Caution: reading this article might break down your reasons for not giving yoga a go yet. Are you ready to let go of the excuses?
Yoga myth #1:
You need to be flexible to be ‘good at yoga’
I’ve lost count of the times I’ve heard someone say “I’d be no good at yoga – I’m soooo inflexible.” Newsflash: Being ‘good’ at yoga does not mean you need to be flexible.
Athletes are often not very flexible. This may include you, especially if you do a power sport or a sport with a lot of repetitive motion and muscle use. But having tight (strong) muscles is no reason to rule out yoga (quite the opposite) and it certainly doesn’t mean you will be ‘no good’ at it.
On the other end of the spectrum, maybe you are a gymnast and are super flexible already – you may find this throws up its own challenges when you try doing yoga. Can you ‘contain’ that flexibility to find good alignment?
Being ‘good’ at yoga is not simply about how long your muscle fibres are. As an athlete, the purpose of yoga is to create and maintain balance, and develop greater awareness. It is about the ability to tune in to your body, become aware of its patterns, habits, strength and weaknesses and then work to establish a better balance. This will include stretching, developing core strength, being able to find correct alignment and good form, and working on your mental game too.
Yoga is a path of both personal and physical development. It is about observation; not judgement or competition. So don’t let the ‘flexibility’ issue psych you out.
A physiotherapist working with elite level New Zealand athletes once expressed to me his hesitation about athletes practising yoga.
He was concerned that ‘all that stretching’ might make them ‘too flexible’. I asked him to consider what the athletes’ weekly training schedule included. He soon realised his concern was unfounded.
Yes, it’s true that being too flexible could make an athlete less stable and this could detract from optimal performance or result in injury. But incorporating some yoga into your training programme is not going to make you ‘too flexible’.
If you are an athlete, consider how much time each week you spend training – either performing or practising your sport, or doing cardio or weight training. This can add up to many hours (perhaps 20 or more hours for top level athletes) where you are actively working your muscles in ways that will make them tighter and/or creating imbalances with other relatively weak muscles.
Add to this the time you spend going about daily activities that tend to keep us all tight (anything seated, performing repetitive movements or not moving much at all).
It can be quite revealing to consider how many hours in a week will be spent doing things that are making your body tighter. Now consider adding in an hour or two a week of yoga. No matter what you do, the ‘tightening up’ hours will most likely exceed the ‘stretching out’ hours by a huge margin.

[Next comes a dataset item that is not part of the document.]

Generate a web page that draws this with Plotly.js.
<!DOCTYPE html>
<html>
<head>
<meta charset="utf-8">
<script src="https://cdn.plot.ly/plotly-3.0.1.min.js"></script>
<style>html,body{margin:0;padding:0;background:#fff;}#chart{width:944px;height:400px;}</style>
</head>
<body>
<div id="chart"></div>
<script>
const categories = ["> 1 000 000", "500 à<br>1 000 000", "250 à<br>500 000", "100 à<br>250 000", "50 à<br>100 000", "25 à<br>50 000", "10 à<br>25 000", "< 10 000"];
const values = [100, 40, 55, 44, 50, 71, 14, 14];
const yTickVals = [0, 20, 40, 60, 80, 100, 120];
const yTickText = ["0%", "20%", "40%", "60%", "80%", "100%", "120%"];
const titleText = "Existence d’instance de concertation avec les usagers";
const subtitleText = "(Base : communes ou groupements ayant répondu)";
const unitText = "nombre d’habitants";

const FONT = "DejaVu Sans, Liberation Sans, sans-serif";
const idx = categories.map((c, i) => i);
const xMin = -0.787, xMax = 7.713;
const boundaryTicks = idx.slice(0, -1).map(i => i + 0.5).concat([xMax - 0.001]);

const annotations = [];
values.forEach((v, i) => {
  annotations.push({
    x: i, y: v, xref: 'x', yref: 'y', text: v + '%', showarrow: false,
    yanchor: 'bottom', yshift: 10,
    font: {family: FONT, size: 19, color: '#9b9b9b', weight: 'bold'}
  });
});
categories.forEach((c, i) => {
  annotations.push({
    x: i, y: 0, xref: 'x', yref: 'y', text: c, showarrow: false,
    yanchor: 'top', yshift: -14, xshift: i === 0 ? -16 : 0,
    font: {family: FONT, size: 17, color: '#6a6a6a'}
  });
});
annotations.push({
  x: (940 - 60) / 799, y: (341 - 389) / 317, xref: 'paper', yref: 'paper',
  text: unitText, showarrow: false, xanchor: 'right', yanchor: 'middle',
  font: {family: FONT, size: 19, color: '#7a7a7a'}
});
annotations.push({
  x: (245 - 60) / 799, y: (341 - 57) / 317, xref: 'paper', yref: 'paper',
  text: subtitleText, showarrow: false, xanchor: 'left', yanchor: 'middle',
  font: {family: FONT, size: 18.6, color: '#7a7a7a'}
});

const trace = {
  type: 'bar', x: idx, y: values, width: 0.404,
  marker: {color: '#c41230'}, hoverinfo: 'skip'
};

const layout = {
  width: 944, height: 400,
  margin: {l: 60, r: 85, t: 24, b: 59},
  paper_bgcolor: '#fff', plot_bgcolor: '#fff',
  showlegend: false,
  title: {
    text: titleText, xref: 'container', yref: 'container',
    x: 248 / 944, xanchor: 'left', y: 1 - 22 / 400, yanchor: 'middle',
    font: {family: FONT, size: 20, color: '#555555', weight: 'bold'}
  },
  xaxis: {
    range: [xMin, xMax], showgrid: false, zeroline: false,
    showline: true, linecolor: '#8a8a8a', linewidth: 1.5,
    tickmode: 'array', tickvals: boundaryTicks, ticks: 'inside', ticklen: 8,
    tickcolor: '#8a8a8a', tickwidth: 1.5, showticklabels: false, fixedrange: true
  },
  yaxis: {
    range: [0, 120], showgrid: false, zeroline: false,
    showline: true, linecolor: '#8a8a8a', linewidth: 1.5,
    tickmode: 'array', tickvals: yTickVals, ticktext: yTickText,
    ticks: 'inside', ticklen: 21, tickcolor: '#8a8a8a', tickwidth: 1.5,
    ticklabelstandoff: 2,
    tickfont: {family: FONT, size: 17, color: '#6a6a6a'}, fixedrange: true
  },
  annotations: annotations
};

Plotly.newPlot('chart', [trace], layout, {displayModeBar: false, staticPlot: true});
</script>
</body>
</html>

Yoga to complement athletic training is a great way to find ‘balance’. One or two (even three or four) yoga sessions a week will provide the opportunity to lengthen out tight muscles, maintain range of motion and prevent injury. When you consider the ‘tightening versus stretching’ balance, you’ll see the risk of becoming ‘too flexible’ is quite simply a myth. Busted.
Yoga myths #3 & 4:
Yoga is ‘too easy’ and yoga is ‘too hard’

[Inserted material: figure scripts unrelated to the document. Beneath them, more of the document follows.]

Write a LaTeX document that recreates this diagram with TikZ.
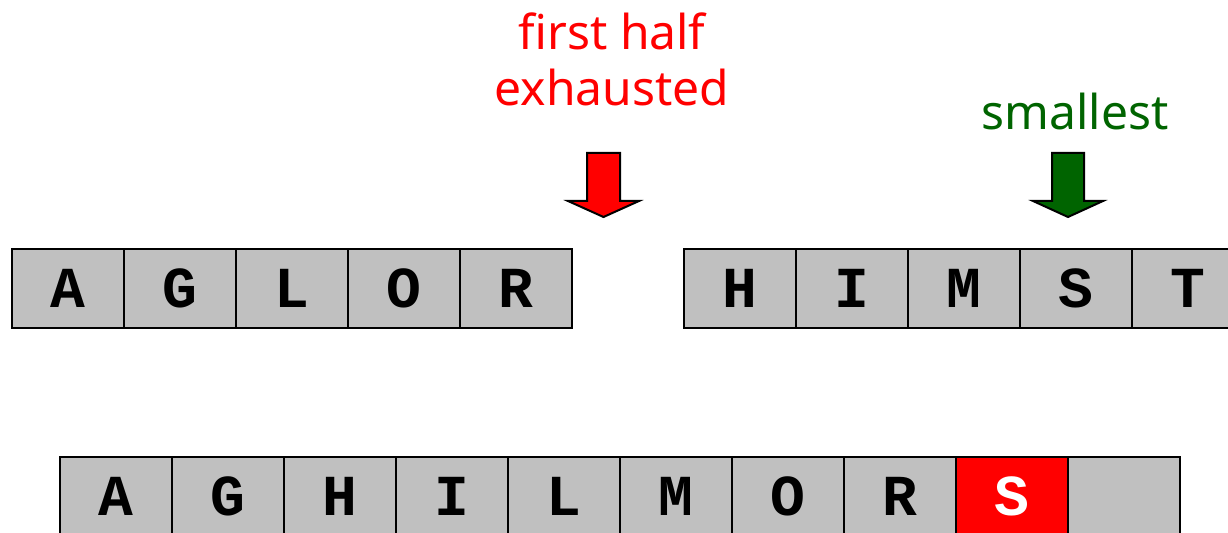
\documentclass[tikz,border=0pt]{standalone}
\usepackage{fontspec}
\newfontfamily\labelfont{Noto Sans}
\newfontfamily\cellfont{Liberation Mono}
\definecolor{cellgray}{RGB}{192,192,192}
\definecolor{arrowred}{RGB}{255,0,0}
\definecolor{arrowgreen}{RGB}{0,100,0}
\tikzset{
  cell/.style={draw=black, line width=1.1pt, fill=cellgray, minimum width=56pt, minimum height=39.5pt, inner sep=0pt, font=\cellfont\bfseries\fontsize{29}{29}\selectfont},
  hicell/.style={cell, fill=arrowred, text=white},
  lbl/.style={font=\labelfont\fontsize{24}{28}\selectfont, anchor=base, inner sep=0pt},
  bigarrow/.style={draw=black, line width=1pt, line join=miter}
}
\begin{document}
\begin{tikzpicture}[x=0.5pt,y=-0.5pt]
\useasboundingbox (0,0) rectangle (1228,533);
\clip (0,0) rectangle (1228,533);
% top-left half
\foreach \l [count=\i from 0] in {A,G,L,O,R}
  \node[cell] (t\i) at ({68+112*\i},288.5) {\l};
% top-right half
\foreach \l [count=\i from 0] in {H,I,M,S,T}
  \node[cell] (u\i) at ({740+112*\i},288.5) {\l};
% merged result
\foreach \l [count=\i from 0] in {A,G,H,I,L,M,O,R}
  \node[cell] (b\i) at ({116+112*\i},496.5) {\l};
\node[hicell] (b8) at ({116+112*8},496.5) {S};
\node[cell] (b9) at ({116+112*9},496.5) {};
% labels
\node[lbl, text=arrowred] (l1) at (612,50) {first half};
\node[lbl, text=arrowred] (l2) at (612,106) {exhausted};
\node[lbl, text=arrowgreen] (l3) at (1075,130) {smallest};
% arrows
\draw[bigarrow, fill=arrowred] (587,153) -- (620,153) -- (620,201) -- (639,201) -- (603.5,217) -- (568,201) -- (587,201) -- cycle;
\draw[bigarrow, fill=arrowgreen] (1052,153) -- (1084,153) -- (1084,201) -- (1103,201) -- (1068,217) -- (1033,201) -- (1052,201) -- cycle;
\end{tikzpicture}
\end{document}
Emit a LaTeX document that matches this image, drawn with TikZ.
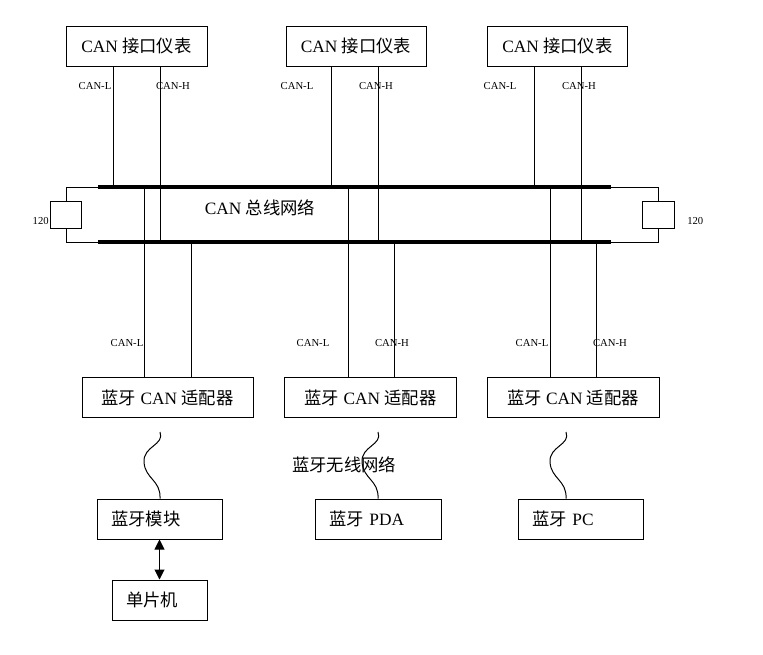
\documentclass[tikz,border=0pt]{standalone}
\usepackage{fontspec}
\setmainfont{Liberation Serif}
\newfontfamily\cjk{Noto Sans CJK SC}
\usetikzlibrary{arrows.meta,positioning}

\tikzset{
  box/.style={draw, line width=0.75pt, minimum height=30pt, inner sep=0pt,
              font=\fontsize{13}{15}\selectfont},
  lowbox/.style={box, align=left, inner xsep=10.5pt},
  tag/.style={font=\fontsize{8}{9}\selectfont, inner sep=0pt},
  wire/.style={line width=0.75pt},
  bus/.style={line width=2.3pt},
  res/.style={draw, line width=0.75pt, minimum width=23.5pt, minimum height=20.25pt, inner sep=0pt},
}

\begin{document}
\begin{tikzpicture}[x=0.75pt,y=-0.75pt]
\useasboundingbox (0,0) rectangle (763,654);

% instruments on the CAN bus
\node[box, minimum width=105.75pt] (m1) at (136.5,46) {CAN {\cjk 接口仪表}};
\node[box, minimum width=105pt]    (m2) at (356,46)   {CAN {\cjk 接口仪表}};
\node[box, minimum width=105pt]    (m3) at (557.5,46) {CAN {\cjk 接口仪表}};

% bus lines and terminating resistors
\coordinate (busTL) at (98,187);
\coordinate (busTR) at (611,187);
\coordinate (busBL) at (98,242);
\coordinate (busBR) at (611,242);
\draw[bus] (busTL) -- (busTR);
\draw[bus] (busBL) -- (busBR);
\node[res] (r1) at (66,214.5) {};
\node[res] (r2) at (658.5,214.5) {};
\draw[wire] (busTL) -| (r1.north);
\draw[wire] (busBL) -| (r1.south);
\draw[wire] (busTR) -| (r2.north);
\draw[wire] (busBR) -| (r2.south);
\node[tag, anchor=east] (r1t) at (49,221) {120};
\node[tag, anchor=west] (r2t) at (687,221) {120};
\node[font=\fontsize{13}{15}\selectfont, inner sep=0pt] (cannet) at (260,208) {CAN {\cjk 总线网络}};

% taps from the instruments
\foreach \n/\l/\h in {1/113/160, 2/331/378, 3/534/581} {
  \coordinate (mL\n) at (\l,187);
  \coordinate (mH\n) at (\h,242);
  \draw[wire] (m\n.south -| mL\n) -- (mL\n);
  \draw[wire] (m\n.south -| mH\n) -- (mH\n);
}
\node[tag] (mLt1) at (95,86)  {CAN-L};
\node[tag] (mHt1) at (173,86) {CAN-H};
\node[tag] (mLt2) at (297,86) {CAN-L};
\node[tag] (mHt2) at (376,86) {CAN-H};
\node[tag] (mLt3) at (500,86) {CAN-L};
\node[tag] (mHt3) at (579,86) {CAN-H};

% bluetooth CAN adapters
\node[box, minimum width=128.25pt] (a1) at (167.5,397.5) {{\cjk 蓝牙} CAN {\cjk 适配器}};
\node[box, minimum width=129pt]    (a2) at (370.5,397.5) {{\cjk 蓝牙} CAN {\cjk 适配器}};
\node[box, minimum width=129pt]    (a3) at (573,397.5)   {{\cjk 蓝牙} CAN {\cjk 适配器}};

\foreach \n/\l/\h in {1/144/191, 2/348/394, 3/550/596} {
  \coordinate (aL\n) at (\l,187);
  \coordinate (aH\n) at (\h,242);
  \draw[wire] (aL\n) -- (a\n.north -| aL\n);
  \draw[wire] (aH\n) -- (a\n.north -| aH\n);
}
\node[tag] (aLt1) at (127,343) {CAN-L};
\node[tag] (aLt2) at (313,343) {CAN-L};
\node[tag] (aHt2) at (392,343) {CAN-H};
\node[tag] (aLt3) at (532,343) {CAN-L};
\node[tag] (aHt3) at (610,343) {CAN-H};

% bluetooth devices
\node[lowbox, text width=72.75pt] (b1) at (159.5,519) {{\cjk 蓝牙模块}};
\node[lowbox, text width=73.5pt]  (b2) at (378,519)   {{\cjk 蓝牙} PDA};
\node[lowbox, text width=72.75pt] (b3) at (580.5,519) {{\cjk 蓝牙} PC};
\node[lowbox, text width=50.25pt] (c1) at (159.5,600) {{\cjk 单片机}};
\draw[wire, {Triangle[length=7.5pt,width=7.5pt]}-{Triangle[length=7.5pt,width=7.5pt]}] (b1.south) -- (c1.north);

% wireless links
\foreach \n/\x in {1/160, 2/378, 3/566} {
  \coordinate (w\n) at (\x,432);
  \draw[wire] (w\n) .. controls (\x+5,445) and (\x-17,446) .. (\x-16,462)
    .. controls (\x-15,479) and (\x+1,480) .. (b\n.north -| w\n);
}
\node[font=\fontsize{13}{15}\selectfont, inner sep=0pt] (btnet) at (344,465) {\cjk 蓝牙无线网络};
\end{tikzpicture}
\end{document}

I understand if this may appear contradictory – how are these both myths?
My response is that yoga is both simple and complex. It is both challenging for anybody, yet accessible to everybody.
Many people don’t recognise that yoga is much more complex than simply stretching. Yes, yoga is about stretching, and in terms of yoga for athletes we do focus strongly on stretching, to balance flexibility and stability throughout the body. We also work on core strength, coordination, breathing and more.

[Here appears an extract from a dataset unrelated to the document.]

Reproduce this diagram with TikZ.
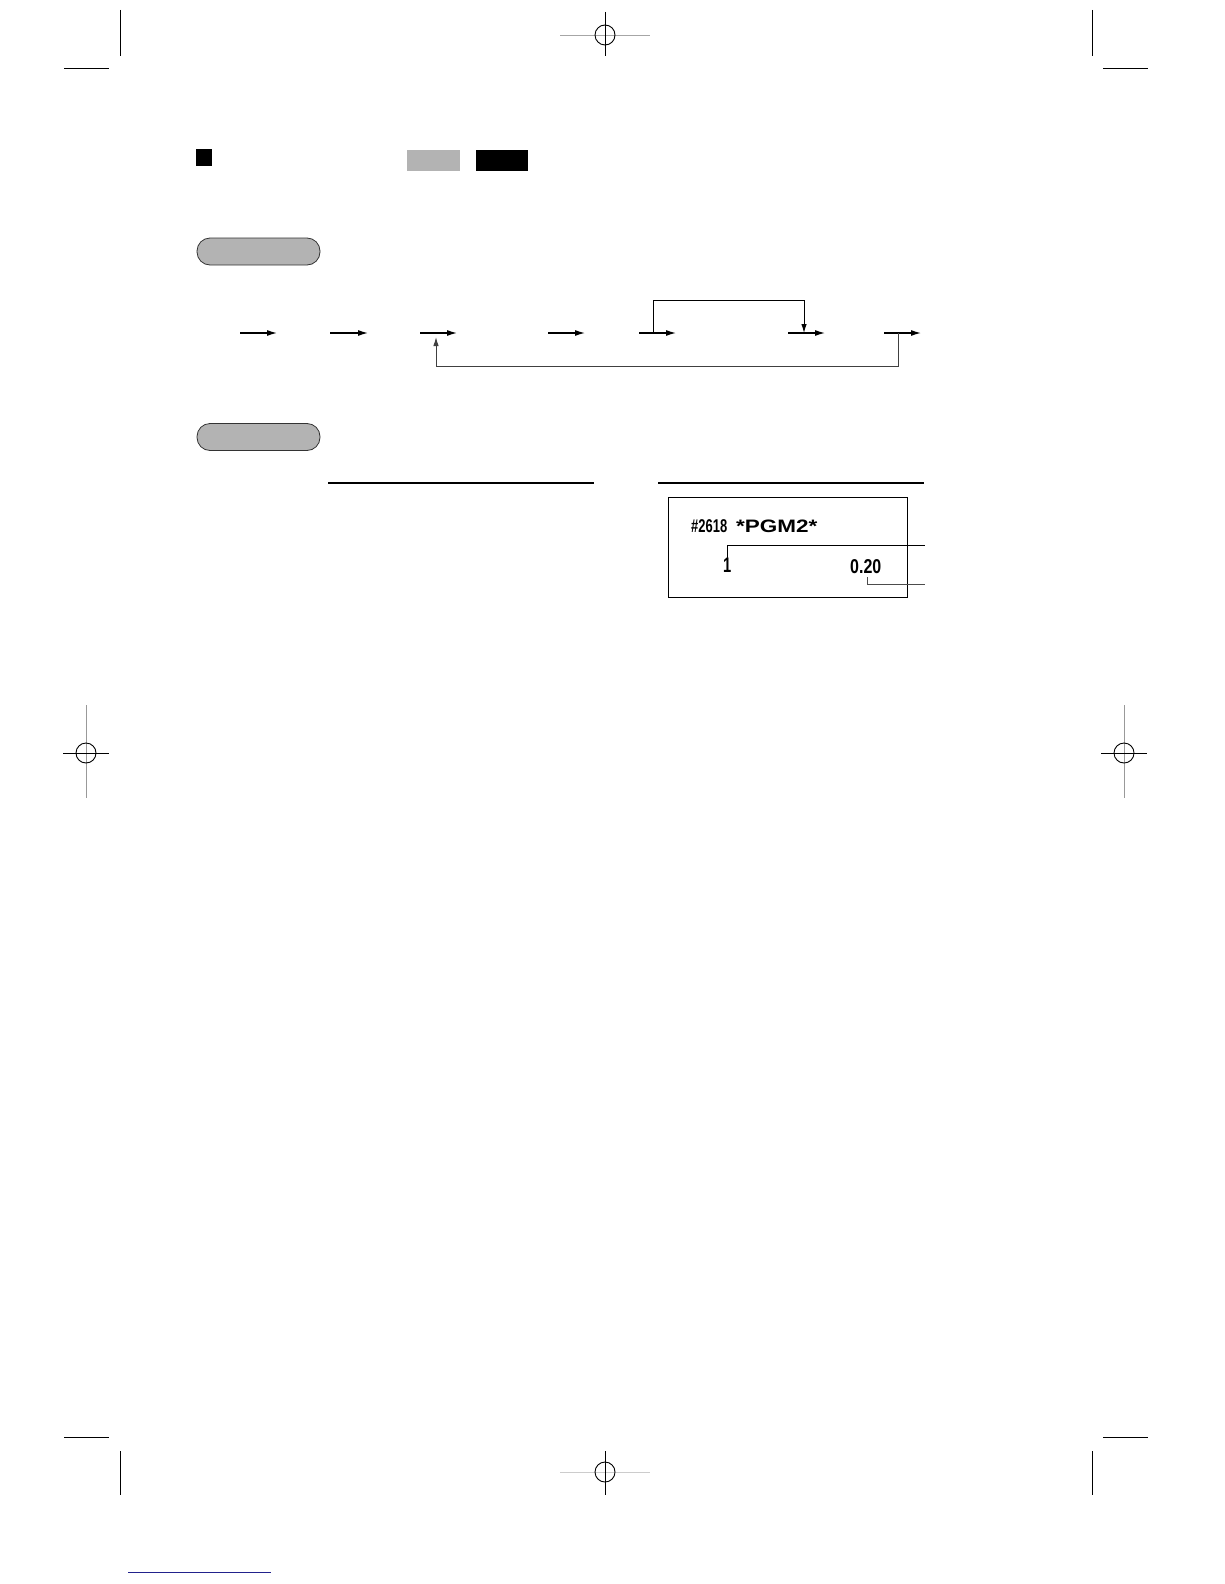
\documentclass[tikz,border=0pt]{standalone}
\usepackage{fontspec}
\usepackage{graphicx}
\setmainfont{Liberation Sans}
\usetikzlibrary{arrows.meta}

\definecolor{keygray}{HTML}{B3B3B3}
\definecolor{linkblue}{HTML}{22228C}

\tikzset{
  flow/.style={line width=1.2pt, -{Latex[length=10pt,width=6pt]}},
  loopback/.style={line width=1pt, -{Latex[length=9pt,width=5.5pt]}},
  pill/.style={draw=black!80, fill=keygray, rounded corners=13pt, minimum width=123pt, minimum height=27pt, inner sep=0pt, line width=0.8pt},
  crop/.style={line width=0.9pt},
  receipt/.style={inner sep=0pt, anchor=base west, font=\bfseries}
}

\begin{document}
\begin{tikzpicture}[x=1pt,y=-1pt]
\useasboundingbox (0,0) rectangle (1224,1584);

% Corner crop marks (top and bottom)
\foreach \cx/\hx in {120/64, 1092/1103}
{
  \draw[crop] (\cx,10) -- (\cx,56);
  \draw[crop] (\hx,68) -- (\hx+45,68);
  \draw[crop] (\cx,1451) -- (\cx,1495);
  \draw[crop] (\hx,1437) -- (\hx+45,1437);
}

% Registration marks (top/bottom centre)
\draw[crop, black!35] (560,35) -- (650,35);
\draw[crop] (605,12) -- (605,56);
\draw[crop] (605,35) circle (10);
\draw[crop, black!20] (560,1472) -- (650,1472);
\draw[crop] (605,1451) -- (605,1495);
\draw[crop] (605,1472) circle (10);

% Registration marks (left/right middle)
\foreach \rx in {86, 1124}
{
  \draw[crop, black!40] (\rx,705) -- (\rx,798);
  \draw[crop] (\rx-23,753) -- (\rx+23,753);
  \draw[crop] (\rx,753) circle (10);
}

% Heading bullet and mode boxes
\fill (196,149) rectangle (212,166);
\fill[keygray] (407,150) rectangle (460,171);
\fill (476,150) rectangle (528,171);

% Section pills
\node[pill] (procedure) at (258.5,251.5) {};
\node[pill] (example) at (258.5,437) {};

% Key sequence arrows
\foreach \i/\a/\b in {1/240/277, 2/330/368, 3/420/457, 4/548/585, 5/639/676, 6/788/825, 7/884/921}
{
  \coordinate (s\i) at (\a,333);
  \coordinate (e\i) at (\b,333);
  \draw[flow] (s\i) -- (e\i);
}

% Skip loop (over the top)
\coordinate (skipfrom) at (653,333);
\coordinate (skipto) at (804,333);
\draw[loopback] (skipfrom) -- ++(0,-33) -| (skipto);

% Repeat loop (underneath)
\coordinate (repfrom) at (898,333);
\coordinate (repto) at (436,337);
\draw[loopback, black!75] (repfrom) -- ++(0,33) -| (repto);

% Rule lines over key operation and print
\draw[line width=1.2pt] (328,483) -- (594,483);
\draw[line width=1.2pt] (658,483) -- (924,483);

% Receipt
\draw[line width=1pt] (668,497) rectangle (907,597);
\node[receipt] (number) at (691,532) {\fontsize{18.5}{18.5}\selectfont\scalebox{0.7}[1]{\#2618}};
\node[receipt] (mode) at (736,532) {\fontsize{18}{18}\selectfont\scalebox{1.25}[1]{*PGM2*}};
\node[receipt] (qty) at (723,572) {\fontsize{21}{21}\selectfont\scalebox{0.7}[1]{1}};
\node[receipt] (amount) at (850,573) {\fontsize{20}{20}\selectfont\scalebox{0.8}[1]{0.20}};

% Leader lines
\coordinate (lead1) at (925,545);
\coordinate (lead2a) at (867,577);
\coordinate (lead2b) at (925,584);
\draw[line width=0.9pt] (qty.north) ++(0,2) |- (lead1);
\draw[line width=0.9pt, black!70] (lead2a) |- (lead2b);

% Footer link line
\draw[linkblue, line width=1pt] (128,1572) -- (271,1572);

\end{tikzpicture}
\end{document}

As much as yoga is a physical practice, it is also a mental practice. For athletes the relevant skills include the ability to shut out distractions and focus on the present moment and the task at hand, which can be challenging.
No responsible yoga teacher should ask athletes to push their bodies too far into inaccessible or unsafe poses (making it ‘too hard to do’). In yoga you find your own personal safe limit to work at and you progress from there, one breath at a time.
The hard part about yoga is facing up to what you find challenging – mentally and physically, and then finding an intelligent and safe way to meet that challenge.
Sometimes this will mean staying with a pose and working through discomfort, and other times it may mean accepting that you need to back away from trying to ‘attain’ a pose that your body is not ready for.
Finding this balance and developing a responsible approach to yoga can be a revealing process in itself – discovering where your boundaries are, learning to accept them, and explore what is possible for you.
Yoga can be tailored to meet each individual’s needs, and that is why you will find such an array of yoga styles and classes these days.
Whether you find yoga ‘easy’ or ‘hard’ depends on why, and how, you are doing it. Always remember the reason why you are doing yoga. This in itself should bring a sense of ease and a sense of challenge for each individual.